Imposer l’anglais pour l’enseignement et la recherche, ce serait réduire la France à une province sous tutelle linguistique et sans aucun attrait. Quel étudiant viendra en France plutôt qu’en Angleterre ou aux Etats-Unis ? Il faudrait que François Hollande passe plus de deux jours en Chine pour s’en rendre compte. Voilà la manière dont le gouvernement actuel fait de la jeunesse une priorité nationale.

Cette politique risque de saborder définitivement l’université et la recherche avec, en conséquence, un dépérissement des humanités et, de surcroît, un effondrement du transfert des connaissances vers l’industrie, dont Mme Fioraso fait l’éloge incantatoire. Personne ne pourra dire qu’il ne savait pas.

Or il existe des alternatives à cette politique destructrice, mais elles sont suspendues par le ministère de l’économie, qui, par exemple, a la haute main sur le crédit impôt recherche.

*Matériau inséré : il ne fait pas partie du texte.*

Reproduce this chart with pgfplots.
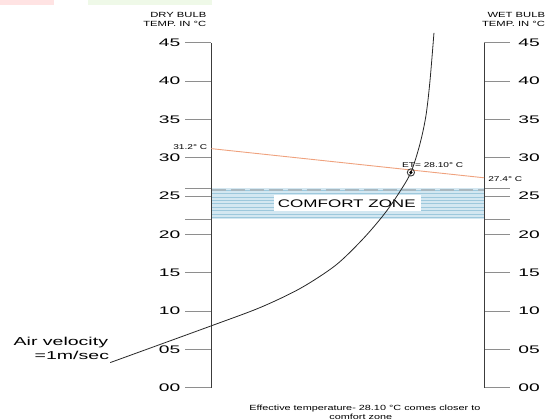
\documentclass[border=0pt]{standalone}
\usepackage{pgfplots}
\pgfplotsset{compat=1.18}
\usepackage{graphicx}
\usepackage{fontspec}
\setmainfont{Liberation Sans}

\definecolor{tickgray}{HTML}{8E8E8E}
\definecolor{axisgray}{HTML}{3C3C3C}
\definecolor{bandblue}{HTML}{D3E7F1}
\definecolor{stripeblue}{HTML}{9DC8DC}
\definecolor{dashgray}{HTML}{A9B8C0}
\definecolor{etline}{HTML}{EFA27E}
\definecolor{pinkbar}{HTML}{FFE3E3}
\definecolor{greenbar}{HTML}{EFF9E8}

% horizontally widened lettering
\newcommand\wide[2][1.7]{\scalebox{#1}[1]{#2}}

\begin{document}
\begin{tikzpicture}
\begin{axis}[
  scale only axis, width=545bp, height=425bp,
  xmin=0, xmax=545, ymin=-4.967, ymax=50.588,
  axis lines=none, clip=false,
]
% coloured strips along the top edge
\addplot[fill=pinkbar, draw=none] coordinates {(0,49.93) (54,49.93) (54,50.588) (0,50.588)} -- cycle;
\addplot[fill=greenbar, draw=none] coordinates {(88,49.93) (212,49.93) (212,50.588) (88,50.588)} -- cycle;

% comfort zone band
\addplot[fill=bandblue, draw=none] coordinates {(211,22) (483,22) (483,26.1) (211,26.1)} -- cycle;
\pgfplotsinvokeforeach{22.2,22.65,...,25.9}{
  \addplot[stripeblue, line width=0.8bp] coordinates {(211,#1) (483,#1)};
}
\addplot[dashgray, line width=1.6bp, dash pattern=on 14bp off 5bp] coordinates {(211,25.8) (483,25.8)};
\addplot[fill=white, draw=none] coordinates {(273,23.1) (420,23.1) (420,25.1) (273,25.1)} -- cycle;
\node at (axis cs:346,24.05) {\fontsize{11}{12}\selectfont\wide[1.55]{COMFORT ZONE}};

% scale ticks on both sides
\pgfplotsinvokeforeach{0,5,...,45,22,26}{
  \addplot[tickgray, line width=0.9bp] coordinates {(185,#1) (211,#1)};
  \addplot[tickgray, line width=0.9bp] coordinates {(483,#1) (509,#1)};
}
% the two scales
\addplot[axisgray, line width=1.1bp] coordinates {(211,0) (211,45)};
\addplot[axisgray, line width=1.1bp] coordinates {(483,0) (483,45)};

\foreach \v/\l in {0/00,5/05,10/10,15/15,20/20,25/25,30/30,35/35,40/40,45/45}{
  \edef\temp{\noexpand\node[anchor=east, inner sep=0pt] at (axis cs:180,\v) {\noexpand\fontsize{11}{12}\noexpand\selectfont\noexpand\wide[1.75]{\l}};
    \noexpand\node[anchor=west, inner sep=0pt] at (axis cs:517,\v) {\noexpand\fontsize{11}{12}\noexpand\selectfont\noexpand\wide[1.75]{\l}};}
  \temp
}

% scale headings
\node[anchor=east, inner sep=0pt] at (axis cs:206,48.63) {\fontsize{7.5}{8}\selectfont\wide[1.5]{DRY BULB}};
\node[anchor=east, inner sep=0pt] at (axis cs:206,47.45) {\fontsize{7.5}{8}\selectfont\wide[1.5]{TEMP. IN °C}};
\node[anchor=east, inner sep=0pt] at (axis cs:544,48.63) {\fontsize{7.5}{8}\selectfont\wide[1.5]{WET BULB}};
\node[anchor=east, inner sep=0pt] at (axis cs:544,47.45) {\fontsize{7.5}{8}\selectfont\wide[1.5]{TEMP. IN °C}};

% line joining dry bulb and wet bulb readings
\addplot[etline, line width=0.9bp] coordinates {(211,31.2) (483,27.4)};
\node[anchor=east, inner sep=0pt] at (axis cs:207,31.45) {\fontsize{7}{8}\selectfont\wide[1.45]{31.2° C}};
\node[anchor=west, inner sep=0pt] at (axis cs:487,27.25) {\fontsize{7}{8}\selectfont\wide[1.45]{27.4° C}};

% air velocity curve
\addplot[black!85, line width=0.8bp, smooth, tension=0.5] coordinates {
  (110,3.3) (211,8.1) (260,10.5) (300,13.0) (335,16.0) (362,19.4) (383,22.6)
  (398,25.4) (410,28.1) (419,31.8) (425,35.5) (429,40) (433,46.3)
};
\node[anchor=east, inner sep=0pt] at (axis cs:108,5.88) {\fontsize{11.5}{12}\selectfont\wide[1.7]{Air velocity}};
\node[anchor=east, inner sep=0pt] at (axis cs:109,4.18) {\fontsize{11.5}{12}\selectfont\wide[1.7]{=1m/sec}};

% effective temperature point
\addplot[axisgray, only marks, mark=o, mark size=3.6bp, mark options={line width=0.9bp}] coordinates {(410,28.1)};
\addplot[black, only marks, mark=*, mark size=1.4bp] coordinates {(410,28.1)};
\node[anchor=west, inner sep=0pt] at (axis cs:401,29.0) {\fontsize{7}{8}\selectfont\wide[1.45]{ET= 28.10° C}};

% caption
\node[inner sep=0pt] at (axis cs:364,-2.75) {\fontsize{7.5}{8}\selectfont\wide[1.45]{Effective temperature- 28.10 °C comes closer to}};
\node[inner sep=0pt] at (axis cs:360,-3.8) {\fontsize{7.5}{8}\selectfont\wide[1.45]{comfort zone}};
\end{axis}
\end{tikzpicture}
\end{document}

Il importe absolument que les citoyens de ce pays sachent que, à travers la crise dans laquelle se trouvent l’université et la recherche françaises, c’est la possibilité pour le pays de jouer un rôle dans la compétition internationale qui se pose. Pour peu qu’il ait encore le souci de l’avenir de la nation, il est urgent que le gouvernement se rende compte de cette situation et cesse de prendre M. Sarkozy et Mme Pécresse pour modèles inavoués et inavouables.

Collectif

Michel Blay, historien des sciences, CNRS ;
Barbara Cassin, philosophe, CNRS ;
Michèle Riot-Sarcey, historienne ;
Bruno Chaudret, chimiste, membre de l’Académie des sciences ;
Michel Chauvière, sociologue politique, CNRS ;
Michèle Gally, professeure de littérature française, université d’Aix-Marseille ;
Vincent de Gaulejac, sociologue, université Paris-Diderot ;
Roland Gori, psychopathologue, université Aix-Marseille ;
Pierrette Poncelat, professeure de droit pénal, université de Paris-Ouest Nanterre-La Défense ;
Emmanuel Saint-James, maître de conférences en informatique ;
Yves Charles Zarka, philosophe, Sorbonne, université Paris-Descartes.